If you’re around my age, 70, and you went to summer camp as a child, you probably learned how to weave lanyards out of multicolored strips of plastic. These came in handy whenever you had to hang a whistle around your neck. Since camp officials knew who was paying for the bug juice, they also taught us how make ash trays for mom and dad by pounding squares of aluminum into a wooden mold with a framing hammer.
Then there was the year my fellow campers and I took it up a notch, actually a stairway to heaven of notches, by coming home from Camp Sky Y in Prescott, Arizona with our own handmade Hopi-style katsina dolls. This was the summer of 1968. The hows and whys have been lost to history, or at least the Internet. But helping with arts and crafts that year was Oswald “White Bear” Fredericks, probably the 20th century’s most famous katsina artist as well as the tribal leader who, collaborating with Frank Waters, author of “Book of the Hopi,” did more than anyone to reveal Hopi religion to a general audience.
The first photo shows four of Fredericks’ katsinas from the Barry Goldwater collection at the Heard Museum in Phoenix, dedicated to Indigenous American culture and history. Katsinas, or kachinas, represent all the ancestors and the spirits of the natural world. Most are made from lengths of cottonwood root. Goldwater, who fell in love with Hopi culture as a boy, gave his collection of over 400 katsinas to the Heard in 1964, the year he ran for president.
It includes nearly 100 figures that Goldwater commissioned from Fredericks. My mind still boggles that, at age 13, I sat at the knee of the Stradivarius of his art form. He would carve the wood and help us use feathers and beads for the features and decoration. I assume I was a grave disappointment. He, too, perhaps. I remember my mother saying at the time that he was on the outs with other tribal leaders for helping Waters. A consensus on his historical legacy remains elusive. Yet “Book of the Hopi” remains in print as a popular choice for those attempting to understand complex Hopi cosmology.
I spent over two hours today with the Heard’s exhibits on the Indigenous Americans of Arizona and New Mexico, including at the ancient Acoma Pueblo, which I visited last summer. These are places where people have been living continuously for at least 1000 years. The Pueblo nations’ late-17th century revolt against the Spanish is considered the first American revolution.
Los Angeles-born Warm Springs Chiricahua Apache artist Bob Haozous, who astonishes in virtually every medium, has a major retrospective. The earth’s degradation is his great preoccupation. Some native American cultures envision North America as a turtle on whose back the creator settled creation. Look for his small sculpture of the turtle crying out in agony.

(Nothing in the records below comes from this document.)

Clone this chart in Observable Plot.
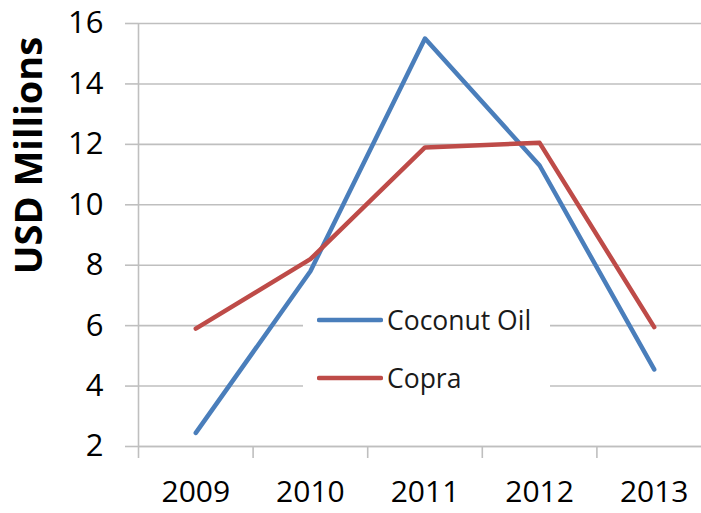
<!DOCTYPE html>
<html>
<head>
<meta charset="utf-8">
<script src="https://cdn.jsdelivr.net/npm/d3@7"></script>
<script src="https://cdn.jsdelivr.net/npm/@observablehq/plot@0.6"></script>
<style>
  html, body { margin: 0; padding: 0; background: #fff; }
  #wrap { position: relative; width: 701px; height: 513px; overflow: hidden; font-family: "Open Sans", sans-serif; }
  #legend { position: absolute; left: 303px; top: 296px; width: 247px; height: 104px; background: #fff; }
  .item { position: absolute; left: 14px; height: 30px; display: flex; align-items: center; }
  .item svg { display: block; }
  .item span { font-size: 26.5px; color: #1a1a1a; margin-left: 4px; line-height: 30px; }
</style>
</head>
<body>
<div id="wrap"></div>
<script>
const years = [2009, 2010, 2011, 2012, 2013];
const coconutOil = [2.45, 7.8, 15.5, 11.3, 4.55];
const copra = [5.9, 8.2, 11.9, 12.05, 5.95];
const seriesNames = ["Coconut Oil", "Copra"];
const seriesColors = ["#4a7ebb", "#be4b48"];
const yTicks = [2, 4, 6, 8, 10, 12, 14, 16];
const yTitle = "USD Millions";

const data = [
  ...years.map((year, i) => ({year, value: coconutOil[i], series: seriesNames[0]})),
  ...years.map((year, i) => ({year, value: copra[i], series: seriesNames[1]}))
];
const boundaries = [...years.map(y => y - 0.5), years[years.length - 1] + 0.5];
const grid = "#bfbfbf";

const chart = Plot.plot({
  width: 701,
  height: 513,
  marginLeft: 138,
  marginRight: 0,
  marginTop: 23,
  marginBottom: 67,
  style: {fontFamily: "Open Sans, sans-serif", fontSize: "31px", color: "#000", background: "#fff"},
  x: {type: "linear", domain: [boundaries[0], boundaries[boundaries.length - 1]], range: [138, 711]},
  y: {domain: [2, 16]},
  color: {domain: seriesNames, range: seriesColors},
  marks: [
    Plot.gridY(yTicks, {stroke: grid, strokeOpacity: 1, strokeWidth: 1.6}),
    Plot.axisY(yTicks, {tickSize: 13, tickPadding: 22, stroke: grid, strokeWidth: 1.6, label: null, fontSize: 31}),
    Plot.axisX(boundaries, {tickSize: 12, tickFormat: () => "", stroke: grid, strokeWidth: 1.6, label: null}),
    Plot.axisX(years, {tickSize: 0, tickPadding: 34, tickFormat: d => String(d), label: null, fontSize: 30}),
    Plot.ruleY([2], {stroke: grid, strokeWidth: 1.6}),
    Plot.ruleX([boundaries[0]], {stroke: grid, strokeWidth: 1.6}),
    Plot.text([yTitle], {frameAnchor: "top-left", dx: -109, dy: 132, rotate: -90, fontWeight: "bold", fontSize: 38, textAnchor: "middle", lineAnchor: "middle", fill: "#000"}),
    Plot.line(data, {x: "year", y: "value", stroke: "series", z: "series", strokeWidth: 4.5, strokeLinecap: "round", strokeLinejoin: "round"})
  ]
});
document.getElementById("wrap").appendChild(chart);

const legend = document.createElement("div");
legend.id = "legend";
const rowTops = [9, 67];
seriesNames.forEach((name, i) => {
  const item = document.createElement("div");
  item.className = "item";
  item.style.top = rowTops[i] + "px";
  item.innerHTML = `<svg width="66" height="10"><line x1="2" y1="5" x2="64" y2="5" stroke="${seriesColors[i]}" stroke-width="4.5" stroke-linecap="round"/></svg><span>${name}</span>`;
  legend.appendChild(item);
});
document.getElementById("wrap").appendChild(legend);
</script>
</body>
</html>
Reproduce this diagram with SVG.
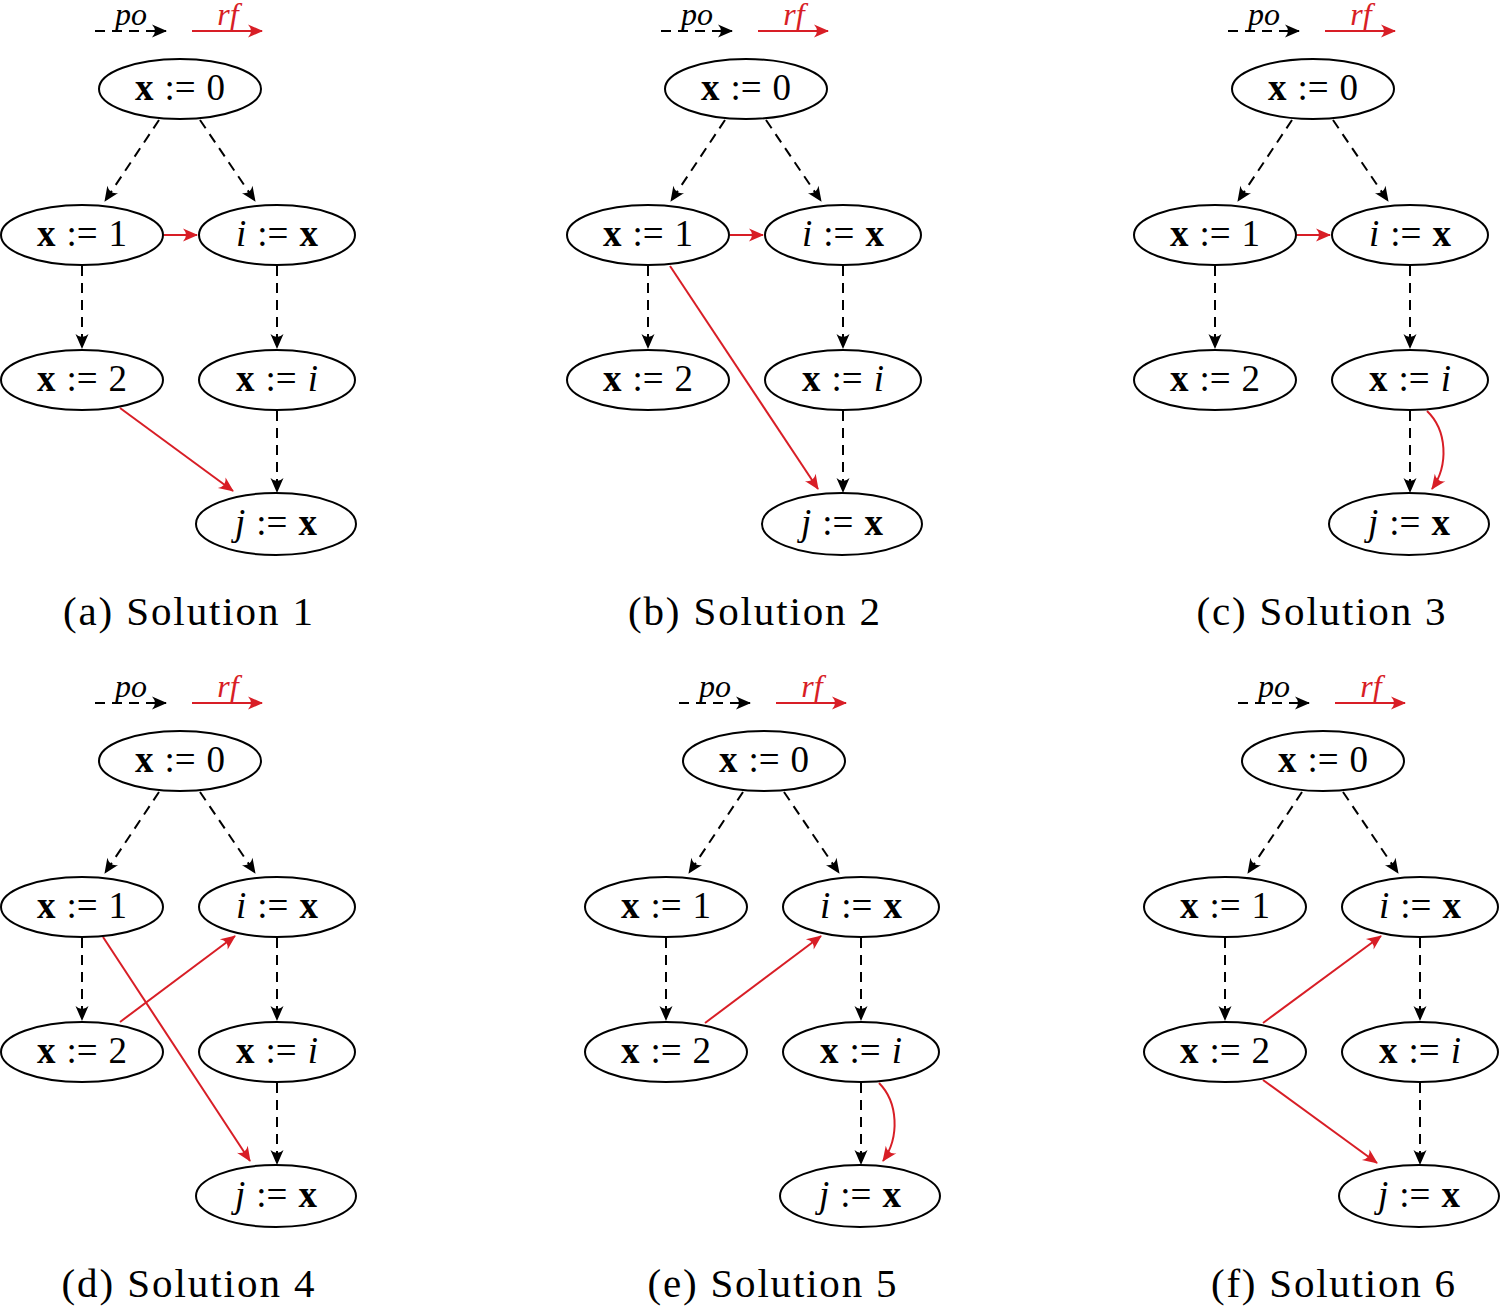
<svg xmlns="http://www.w3.org/2000/svg" width="1502" height="1307" viewBox="0 0 1502 1307">
<style>
.nd ellipse{fill:#fff;stroke:#000;stroke-width:2}
.lb{font-family:"Liberation Serif","Times New Roman",serif;font-size:37px;text-anchor:middle;fill:#000}
.b{font-weight:bold}
.it{font-style:italic}
.cap{font-family:"Liberation Serif","Times New Roman",serif;font-size:41px;text-anchor:middle;fill:#000}
.leg{font-family:"Liberation Serif","Times New Roman",serif;font-size:32px;font-style:italic;text-anchor:middle}
.po{fill:none;stroke:#000;stroke-width:2;stroke-dasharray:10,7;marker-end:url(#ab)}
.rf{fill:none;stroke:#d81e26;stroke-width:2;marker-end:url(#ar)}
</style>
<defs>
<marker id="ab" viewBox="-16 -8 17 16" refX="0" refY="0" markerWidth="17" markerHeight="16" markerUnits="userSpaceOnUse" orient="auto">
<path d="M1,0 L-14,-6.5 Q-8,0 -14,6.5 Z" fill="#000"/>
</marker>
<marker id="ar" viewBox="-16 -8 17 16" refX="0" refY="0" markerWidth="17" markerHeight="16" markerUnits="userSpaceOnUse" orient="auto">
<path d="M1,0 L-14,-6.5 Q-8,0 -14,6.5 Z" fill="#d81e26"/>
</marker>
<g id="legend">
<line x1="95" y1="31" x2="166" y2="31" class="po"/>
<text x="131" y="25" class="leg" fill="#000">po</text>
<line x1="192" y1="31" x2="262" y2="31" class="rf"/>
<text x="228" y="25" class="leg" fill="#d81e26">rf</text>
</g>
<g id="po-common">
<line x1="159" y1="120" x2="105" y2="201" class="po"/>
<line x1="200" y1="120" x2="255" y2="201" class="po"/>
<line x1="82" y1="266" x2="82" y2="348" class="po"/>
<line x1="277" y1="266" x2="277" y2="348" class="po"/>
<line x1="277" y1="411" x2="277" y2="492" class="po"/>
</g>
</defs>

<!-- Panel a -->
<g id="panel-a" transform="translate(0,0)">
<use href="#legend"/>
<g id="a-conn">
<use href="#po-common"/>
<line x1="164" y1="235" x2="197" y2="235" class="rf"/>
<line x1="120" y1="408" x2="233" y2="491" class="rf"/>
</g>
<g id="a-x0" class="nd"><ellipse cx="180" cy="89" rx="81" ry="30"/><text x="180" y="100" class="lb"><tspan class="b">x</tspan><tspan dx="11">:=</tspan><tspan dx="11">0</tspan></text></g>
<g id="a-x1" class="nd"><ellipse cx="82" cy="235" rx="81" ry="30"/><text x="82" y="246" class="lb"><tspan class="b">x</tspan><tspan dx="11">:=</tspan><tspan dx="11">1</tspan></text></g>
<g id="a-ix" class="nd"><ellipse cx="277" cy="235" rx="78" ry="30"/><text x="277" y="246" class="lb"><tspan class="it">i</tspan><tspan dx="11">:=</tspan><tspan class="b" dx="11">x</tspan></text></g>
<g id="a-x2" class="nd"><ellipse cx="82" cy="380" rx="81" ry="30"/><text x="82" y="391" class="lb"><tspan class="b">x</tspan><tspan dx="11">:=</tspan><tspan dx="11">2</tspan></text></g>
<g id="a-xi" class="nd"><ellipse cx="277" cy="380" rx="78" ry="30"/><text x="277" y="391" class="lb"><tspan class="b">x</tspan><tspan dx="11">:=</tspan><tspan class="it" dx="11">i</tspan></text></g>
<g id="a-jx" class="nd"><ellipse cx="276" cy="524" rx="80" ry="31"/><text x="276" y="535" class="lb"><tspan class="it">j</tspan><tspan dx="11">:=</tspan><tspan class="b" dx="11">x</tspan></text></g>
<text x="188" y="625" class="cap" textLength="250" lengthAdjust="spacing">(a) Solution 1</text>
</g>

<!-- Panel b -->
<g id="panel-b" transform="translate(566,0)">
<use href="#legend"/>
<g id="b-conn">
<use href="#po-common"/>
<line x1="164" y1="235" x2="197" y2="235" class="rf"/>
<line x1="104" y1="266" x2="252" y2="489" class="rf"/>
</g>
<g id="b-x0" class="nd"><ellipse cx="180" cy="89" rx="81" ry="30"/><text x="180" y="100" class="lb"><tspan class="b">x</tspan><tspan dx="11">:=</tspan><tspan dx="11">0</tspan></text></g>
<g id="b-x1" class="nd"><ellipse cx="82" cy="235" rx="81" ry="30"/><text x="82" y="246" class="lb"><tspan class="b">x</tspan><tspan dx="11">:=</tspan><tspan dx="11">1</tspan></text></g>
<g id="b-ix" class="nd"><ellipse cx="277" cy="235" rx="78" ry="30"/><text x="277" y="246" class="lb"><tspan class="it">i</tspan><tspan dx="11">:=</tspan><tspan class="b" dx="11">x</tspan></text></g>
<g id="b-x2" class="nd"><ellipse cx="82" cy="380" rx="81" ry="30"/><text x="82" y="391" class="lb"><tspan class="b">x</tspan><tspan dx="11">:=</tspan><tspan dx="11">2</tspan></text></g>
<g id="b-xi" class="nd"><ellipse cx="277" cy="380" rx="78" ry="30"/><text x="277" y="391" class="lb"><tspan class="b">x</tspan><tspan dx="11">:=</tspan><tspan class="it" dx="11">i</tspan></text></g>
<g id="b-jx" class="nd"><ellipse cx="276" cy="524" rx="80" ry="31"/><text x="276" y="535" class="lb"><tspan class="it">j</tspan><tspan dx="11">:=</tspan><tspan class="b" dx="11">x</tspan></text></g>
<text x="188" y="625" class="cap" textLength="252" lengthAdjust="spacing">(b) Solution 2</text>
</g>

<!-- Panel c -->
<g id="panel-c" transform="translate(1133,0)">
<use href="#legend"/>
<g id="c-conn">
<use href="#po-common"/>
<line x1="164" y1="235" x2="197" y2="235" class="rf"/>
<path d="M294,411 C314,430 316,465 299,489" class="rf"/>
</g>
<g id="c-x0" class="nd"><ellipse cx="180" cy="89" rx="81" ry="30"/><text x="180" y="100" class="lb"><tspan class="b">x</tspan><tspan dx="11">:=</tspan><tspan dx="11">0</tspan></text></g>
<g id="c-x1" class="nd"><ellipse cx="82" cy="235" rx="81" ry="30"/><text x="82" y="246" class="lb"><tspan class="b">x</tspan><tspan dx="11">:=</tspan><tspan dx="11">1</tspan></text></g>
<g id="c-ix" class="nd"><ellipse cx="277" cy="235" rx="78" ry="30"/><text x="277" y="246" class="lb"><tspan class="it">i</tspan><tspan dx="11">:=</tspan><tspan class="b" dx="11">x</tspan></text></g>
<g id="c-x2" class="nd"><ellipse cx="82" cy="380" rx="81" ry="30"/><text x="82" y="391" class="lb"><tspan class="b">x</tspan><tspan dx="11">:=</tspan><tspan dx="11">2</tspan></text></g>
<g id="c-xi" class="nd"><ellipse cx="277" cy="380" rx="78" ry="30"/><text x="277" y="391" class="lb"><tspan class="b">x</tspan><tspan dx="11">:=</tspan><tspan class="it" dx="11">i</tspan></text></g>
<g id="c-jx" class="nd"><ellipse cx="276" cy="524" rx="80" ry="31"/><text x="276" y="535" class="lb"><tspan class="it">j</tspan><tspan dx="11">:=</tspan><tspan class="b" dx="11">x</tspan></text></g>
<text x="188" y="625" class="cap" textLength="249" lengthAdjust="spacing">(c) Solution 3</text>
</g>

<!-- Panel d -->
<g id="panel-d" transform="translate(0,672)">
<use href="#legend"/>
<g id="d-conn">
<use href="#po-common"/>
<line x1="103" y1="265" x2="250" y2="489" class="rf"/>
<line x1="120" y1="350" x2="235" y2="264" class="rf"/>
</g>
<g id="d-x0" class="nd"><ellipse cx="180" cy="89" rx="81" ry="30"/><text x="180" y="100" class="lb"><tspan class="b">x</tspan><tspan dx="11">:=</tspan><tspan dx="11">0</tspan></text></g>
<g id="d-x1" class="nd"><ellipse cx="82" cy="235" rx="81" ry="30"/><text x="82" y="246" class="lb"><tspan class="b">x</tspan><tspan dx="11">:=</tspan><tspan dx="11">1</tspan></text></g>
<g id="d-ix" class="nd"><ellipse cx="277" cy="235" rx="78" ry="30"/><text x="277" y="246" class="lb"><tspan class="it">i</tspan><tspan dx="11">:=</tspan><tspan class="b" dx="11">x</tspan></text></g>
<g id="d-x2" class="nd"><ellipse cx="82" cy="380" rx="81" ry="30"/><text x="82" y="391" class="lb"><tspan class="b">x</tspan><tspan dx="11">:=</tspan><tspan dx="11">2</tspan></text></g>
<g id="d-xi" class="nd"><ellipse cx="277" cy="380" rx="78" ry="30"/><text x="277" y="391" class="lb"><tspan class="b">x</tspan><tspan dx="11">:=</tspan><tspan class="it" dx="11">i</tspan></text></g>
<g id="d-jx" class="nd"><ellipse cx="276" cy="524" rx="80" ry="31"/><text x="276" y="535" class="lb"><tspan class="it">j</tspan><tspan dx="11">:=</tspan><tspan class="b" dx="11">x</tspan></text></g>
<text x="188" y="625" class="cap" textLength="253" lengthAdjust="spacing">(d) Solution 4</text>
</g>

<!-- Panel e -->
<g id="panel-e" transform="translate(584,672)">
<use href="#legend"/>
<g id="e-conn">
<use href="#po-common"/>
<line x1="121" y1="351" x2="237" y2="264" class="rf"/>
<path d="M295,411 C314,430 316,465 299,489" class="rf"/>
</g>
<g id="e-x0" class="nd"><ellipse cx="180" cy="89" rx="81" ry="30"/><text x="180" y="100" class="lb"><tspan class="b">x</tspan><tspan dx="11">:=</tspan><tspan dx="11">0</tspan></text></g>
<g id="e-x1" class="nd"><ellipse cx="82" cy="235" rx="81" ry="30"/><text x="82" y="246" class="lb"><tspan class="b">x</tspan><tspan dx="11">:=</tspan><tspan dx="11">1</tspan></text></g>
<g id="e-ix" class="nd"><ellipse cx="277" cy="235" rx="78" ry="30"/><text x="277" y="246" class="lb"><tspan class="it">i</tspan><tspan dx="11">:=</tspan><tspan class="b" dx="11">x</tspan></text></g>
<g id="e-x2" class="nd"><ellipse cx="82" cy="380" rx="81" ry="30"/><text x="82" y="391" class="lb"><tspan class="b">x</tspan><tspan dx="11">:=</tspan><tspan dx="11">2</tspan></text></g>
<g id="e-xi" class="nd"><ellipse cx="277" cy="380" rx="78" ry="30"/><text x="277" y="391" class="lb"><tspan class="b">x</tspan><tspan dx="11">:=</tspan><tspan class="it" dx="11">i</tspan></text></g>
<g id="e-jx" class="nd"><ellipse cx="276" cy="524" rx="80" ry="31"/><text x="276" y="535" class="lb"><tspan class="it">j</tspan><tspan dx="11">:=</tspan><tspan class="b" dx="11">x</tspan></text></g>
<text x="188" y="625" class="cap" textLength="249" lengthAdjust="spacing">(e) Solution 5</text>
</g>

<!-- Panel f -->
<g id="panel-f" transform="translate(1143,672)">
<use href="#legend"/>
<g id="f-conn">
<use href="#po-common"/>
<line x1="120" y1="351" x2="238" y2="264" class="rf"/>
<line x1="120" y1="408" x2="234" y2="491" class="rf"/>
</g>
<g id="f-x0" class="nd"><ellipse cx="180" cy="89" rx="81" ry="30"/><text x="180" y="100" class="lb"><tspan class="b">x</tspan><tspan dx="11">:=</tspan><tspan dx="11">0</tspan></text></g>
<g id="f-x1" class="nd"><ellipse cx="82" cy="235" rx="81" ry="30"/><text x="82" y="246" class="lb"><tspan class="b">x</tspan><tspan dx="11">:=</tspan><tspan dx="11">1</tspan></text></g>
<g id="f-ix" class="nd"><ellipse cx="277" cy="235" rx="78" ry="30"/><text x="277" y="246" class="lb"><tspan class="it">i</tspan><tspan dx="11">:=</tspan><tspan class="b" dx="11">x</tspan></text></g>
<g id="f-x2" class="nd"><ellipse cx="82" cy="380" rx="81" ry="30"/><text x="82" y="391" class="lb"><tspan class="b">x</tspan><tspan dx="11">:=</tspan><tspan dx="11">2</tspan></text></g>
<g id="f-xi" class="nd"><ellipse cx="277" cy="380" rx="78" ry="30"/><text x="277" y="391" class="lb"><tspan class="b">x</tspan><tspan dx="11">:=</tspan><tspan class="it" dx="11">i</tspan></text></g>
<g id="f-jx" class="nd"><ellipse cx="276" cy="524" rx="80" ry="31"/><text x="276" y="535" class="lb"><tspan class="it">j</tspan><tspan dx="11">:=</tspan><tspan class="b" dx="11">x</tspan></text></g>
<text x="190" y="625" class="cap" textLength="244" lengthAdjust="spacing">(f) Solution 6</text>
</g>
</svg>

The Heard’s recently updated permanent installation on the United States’ Indian boarding schools is heartbreaking. Imagine the federal government deciding to eradicate a culture by trying to brainwash its children. Look at students’ sorrowful faces after their mandatory haircuts, when they were forced to wear white people’s clothes and forbidden to speak their own languages. From the very beginning of this oppression and abuse, the young people resisted courageously.
My old boss Mr. Nixon gets some props here. In 1970, working with the late Leonard Garment, one of his White House advisors, he called for an end to the prevailing assimilationist policy in favor of one based on tribal self-determination. Congress passed legislation embodying the shift in 1975, the year after his resignation. This is one reason many of our Indigenous American siblings have more successful casinos than Trump. The U.S. Bureau of Indian Education oversees nearly 190 schools in 23 states according to the new principles. Better late than never — and yet so much atoning to do, in memory of the spirits of the ancestors.